**Material provided**
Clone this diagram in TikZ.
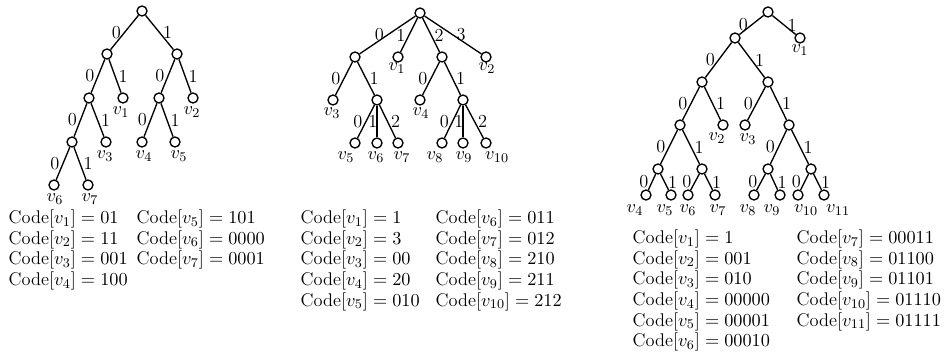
\documentclass[tikz,border=0pt]{standalone}
\usepackage{amsmath}
\usepackage{tikz}
\usetikzlibrary{calc}

\tikzset{
  vert/.style={circle,draw,thick,fill=white,inner sep=0pt,minimum size=6pt},
  lft/.style={left,inner sep=1.8pt},
  rgt/.style={right,inner sep=1.8pt},
  ctr/.style={xshift=-2.5pt,inner sep=0pt},
  vlab/.style={inner sep=0pt},
  codes/.style={anchor=north west,align=left,inner sep=0pt}
}

\begin{document}
\begin{tikzpicture}[x=0.6pt,y=-0.6pt,thick,font=\fontsize{11}{12.4}\selectfont]
  \useasboundingbox (0,0) rectangle (947,352);
  % binary tree
  \node[vert] (r) at (142,11) {};
  \node[vert] (a) at (107,54) {};
  \node[vert] (b) at (177,54) {};
  \node[vert] (c) at (89,98) {};
  \node[vert] (p1) at (123,98) {};
  \node[vert] (d) at (159,98) {};
  \node[vert] (p2) at (193,98) {};
  \node[vert] (e) at (72,142) {};
  \node[vert] (p3) at (106,142) {};
  \node[vert] (p4) at (142,142) {};
  \node[vert] (p5) at (175,142) {};
  \node[vert] (p6) at (54,185) {};
  \node[vert] (p7) at (88,185) {};
  \draw (r) -- node[lft] {0} (a);
  \draw (r) -- node[rgt] {1} (b);
  \draw (a) -- node[lft] {0} (c);
  \draw (a) -- node[rgt] {1} (p1);
  \draw (b) -- node[lft] {0} (d);
  \draw (b) -- node[rgt] {1} (p2);
  \draw (c) -- node[lft] {0} (e);
  \draw (c) -- node[rgt] {1} (p3);
  \draw (d) -- node[lft] {0} (p4);
  \draw (d) -- node[rgt] {1} (p5);
  \draw (e) -- node[lft] {0} (p6);
  \draw (e) -- node[rgt] {1} (p7);
  \node[vlab] (lp1) at (121,112) {$v_1$};
  \node[vlab] (lp2) at (192,112) {$v_2$};
  \node[vlab] (lp3) at (105,156) {$v_3$};
  \node[vlab] (lp4) at (144,156) {$v_4$};
  \node[vlab] (lp5) at (179,156) {$v_5$};
  \node[vlab] (lp6) at (55,199) {$v_6$};
  \node[vlab] (lp7) at (90,199) {$v_7$};
  \node[codes] (ca) at (8,209) {Code$[v_1] = 01$\\Code$[v_2] = 11$\\Code$[v_3] = 001$\\Code$[v_4] = 100$};
  \node[codes] (cb) at (136,209) {Code$[v_5] = 101$\\Code$[v_6] = 0000$\\Code$[v_7] = 0001$};

  % ternary-ish tree
  \node[vert] (R) at (420,13) {};
  \node[vert] (A) at (355,57) {};
  \node[vert] (q1) at (398,57) {};
  \node[vert] (B) at (442,57) {};
  \node[vert] (q2) at (486,57) {};
  \node[vert] (q3) at (333,100) {};
  \node[vert] (C) at (377,100) {};
  \node[vert] (q4) at (420,100) {};
  \node[vert] (D) at (463,100) {};
  \node[vert] (q5) at (355,143) {};
  \node[vert] (q6) at (377,143) {};
  \node[vert] (q7) at (398,143) {};
  \node[vert] (q8) at (442,143) {};
  \node[vert] (q9) at (463,143) {};
  \node[vert] (q10) at (486,143) {};
  \draw (R) -- node[lft] {0} (A);
  \draw (R) -- node[lft] {1} (q1);
  \draw (R) -- node[rgt] {2} (B);
  \draw (R) -- node[rgt] {3} (q2);
  \draw (A) -- node[lft] {0} (q3);
  \draw (A) -- node[rgt] {1} (C);
  \draw (B) -- node[lft] {0} (q4);
  \draw (B) -- node[rgt] {1} (D);
  \draw (C) -- node[lft] {0} (q5);
  \draw (C) -- node[ctr] {1} (q6);
  \draw (C) -- node[rgt] {2} (q7);
  \draw (D) -- node[lft] {0} (q8);
  \draw (D) -- node[ctr] {1} (q9);
  \draw (D) -- node[rgt] {2} (q10);
  \node[vlab] (lq1) at (397,68) {$v_1$};
  \node[vlab] (lq2) at (487,68) {$v_2$};
  \node[vlab] (lq3) at (332,113) {$v_3$};
  \node[vlab] (lq4) at (421,113) {$v_4$};
  \node[vlab] (lq5) at (346,157) {$v_5$};
  \node[vlab] (lq6) at (376,157) {$v_6$};
  \node[vlab] (lq7) at (402,157) {$v_7$};
  \node[vlab] (lq8) at (435,157) {$v_8$};
  \node[vlab] (lq9) at (464,157) {$v_9$};
  \node[vlab] (lq10) at (497,157) {$v_{10}$};
  \node[codes] (cc) at (300,209) {Code$[v_1] = 1$\\Code$[v_2] = 3$\\Code$[v_3] = 00$\\Code$[v_4] = 20$\\Code$[v_5] = 010$};
  \node[codes] (cd) at (435,209) {Code$[v_6] = 011$\\Code$[v_7] = 012$\\Code$[v_8] = 210$\\Code$[v_9] = 211$\\Code$[v_{10}] = 212$};

  % deep binary tree
  \node[vert] (P) at (768,12) {};
  \node[vert] (Q) at (735,38) {};
  \node[vert] (s1) at (800,38) {};
  \node[vert] (S) at (702,82) {};
  \node[vert] (T) at (768,82) {};
  \node[vert] (U) at (680,125) {};
  \node[vert] (s2) at (723,125) {};
  \node[vert] (s3) at (745,125) {};
  \node[vert] (W) at (789,125) {};
  \node[vert] (X) at (658,169) {};
  \node[vert] (Y) at (702,169) {};
  \node[vert] (Z) at (768,169) {};
  \node[vert] (V) at (811,169) {};
  \node[vert] (s4) at (646,195) {};
  \node[vert] (s5) at (671,195) {};
  \node[vert] (s6) at (688,195) {};
  \node[vert] (s7) at (715,195) {};
  \node[vert] (s8) at (754,195) {};
  \node[vert] (s9) at (780,195) {};
  \node[vert] (s10) at (798,195) {};
  \node[vert] (s11) at (824,195) {};
  \draw (P) -- node[lft] {0} (Q);
  \draw (P) -- node[rgt] {1} (s1);
  \draw (Q) -- node[lft] {0} (S);
  \draw (Q) -- node[rgt] {1} (T);
  \draw (S) -- node[lft] {0} (U);
  \draw (S) -- node[rgt] {1} (s2);
  \draw (T) -- node[lft] {0} (s3);
  \draw (T) -- node[rgt] {1} (W);
  \draw (U) -- node[lft] {0} (X);
  \draw (U) -- node[rgt] {1} (Y);
  \draw (W) -- node[lft] {0} (Z);
  \draw (W) -- node[rgt] {1} (V);
  \draw (X) -- node[lft] {0} (s4);
  \draw (X) -- node[rgt] {1} (s5);
  \draw (Y) -- node[lft] {0} (s6);
  \draw (Y) -- node[rgt] {1} (s7);
  \draw (Z) -- node[lft] {0} (s8);
  \draw (Z) -- node[rgt] {1} (s9);
  \draw (V) -- node[lft] {0} (s10);
  \draw (V) -- node[rgt] {1} (s11);
  \node[vlab] (ls1) at (800,50) {$v_1$};
  \node[vlab] (ls2) at (717,138) {$v_2$};
  \node[vlab] (ls3) at (748,139) {$v_3$};
  \node[vlab] (ls4) at (635,210) {$v_4$};
  \node[vlab] (ls5) at (665,210) {$v_5$};
  \node[vlab] (ls6) at (688,210) {$v_6$};
  \node[vlab] (ls7) at (718,210) {$v_7$};
  \node[vlab] (ls8) at (748,210) {$v_8$};
  \node[vlab] (ls9) at (772,210) {$v_9$};
  \node[vlab] (ls10) at (806,210) {$v_{10}$};
  \node[vlab] (ls11) at (838,210) {$v_{11}$};
  \node[codes] (ce) at (632,229) {Code$[v_1] = 1$\\Code$[v_2] = 001$\\Code$[v_3] = 010$\\Code$[v_4] = 00000$\\Code$[v_5] = 00001$\\Code$[v_6] = 00010$};
  \node[codes] (cf) at (796,229) {Code$[v_7] = 00011$\\Code$[v_8] = 01100$\\Code$[v_9] = 01101$\\Code$[v_{10}] = 01110$\\Code$[v_{11}] = 01111$};
\end{tikzpicture}
\end{document}
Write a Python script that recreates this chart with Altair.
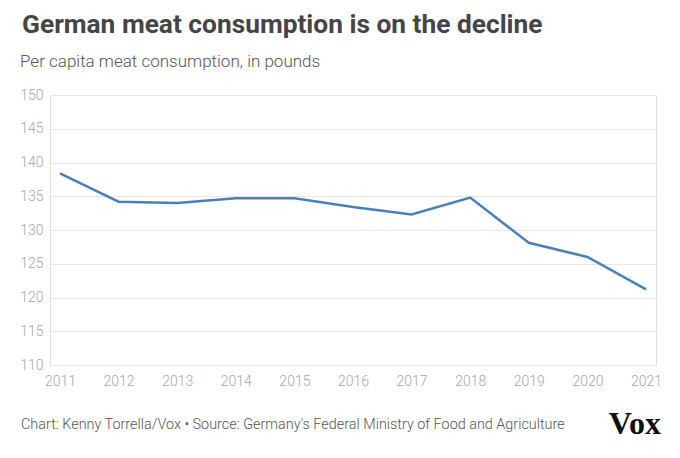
import altair as alt
import pandas as pd

years = ["2011", "2012", "2013", "2014", "2015", "2016", "2017", "2018", "2019", "2020", "2021"]
consumption = [138.4, 134.2, 134.0, 134.7, 134.7, 133.4, 132.3, 134.8, 128.1, 126.0, 121.2]
y_ticks = [110, 115, 120, 125, 130, 135, 140, 145, 150]

title_text = "German meat consumption is on the decline"
subtitle_text = "Per capita meat consumption, in pounds"
footer_text = "Chart: Kenny Torrella/Vox \u2022 Source: Germany's Federal Ministry of Food and Agriculture"
logo_text = "Vox"

df = pd.DataFrame({"year": years, "value": consumption})

W, H = 606, 270

line = alt.Chart(df).mark_line(color="#4a80b9", strokeWidth=2.5).encode(
    x=alt.X("year:O", title=None,
            scale=alt.Scale(type="point", padding=0.17),
            axis=alt.Axis(labelAngle=0, domain=False, ticks=False, grid=False,
                          labelPadding=9, labelFontSize=14, labelColor="#a6a6a6",
                          labelFont="Roboto", labelFontWeight=300)),
    y=alt.Y("value:Q", title=None,
            scale=alt.Scale(domain=[110, 150], nice=False, zero=False),
            axis=alt.Axis(values=y_ticks, domain=False, ticks=False, grid=True,
                          gridColor="#e6e6e6", gridWidth=1,
                          labelPadding=7, labelFontSize=14, labelColor="#a6a6a6",
                          labelFont="Roboto", labelFontWeight=300)),
)

def label(text, x, y, size, color, weight="normal", font="Roboto", align="left"):
    return alt.Chart(pd.DataFrame({"t": [text]})).mark_text(
        align=align, baseline="alphabetic", fontSize=size, color=color,
        fontWeight=weight, font=font,
    ).encode(text="t:N", x=alt.value(x), y=alt.value(y))

title = label(title_text, -28, -62, 26.3, "#454545", weight="bold")
subtitle = label(subtitle_text, -30, -28, 17, "#555555", weight=300)
footer = label(footer_text, -29, 334, 14.4, "#555555", weight=300)
logo = label(logo_text, 611, 339, 32, "#111111", weight="bold", font="Liberation Serif", align="right")

chart = alt.layer(line, title, subtitle, footer, logo).properties(
    width=W, height=H,
    autosize=alt.AutoSizeParams(type="none"),
    padding={"left": 42, "top": 87, "right": 16, "bottom": 75},
).configure_view(strokeWidth=0).configure(background="white")

chart.save("out.html", embed_options={"renderer": "svg", "actions": False})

**Aim of the exercise**
In the listing above, find the line with "Write a Python" and the line with "y_ticks = [110, 115, 120, 125, 130, 135, 140, 145, 150]". Set down exactly those lines and everything between them, skipping pictures.

**In response**
Write a Python script that recreates this chart with Altair.
import altair as alt
import pandas as pd

years = ["2011", "2012", "2013", "2014", "2015", "2016", "2017", "2018", "2019", "2020", "2021"]
consumption = [138.4, 134.2, 134.0, 134.7, 134.7, 133.4, 132.3, 134.8, 128.1, 126.0, 121.2]
y_ticks = [110, 115, 120, 125, 130, 135, 140, 145, 150]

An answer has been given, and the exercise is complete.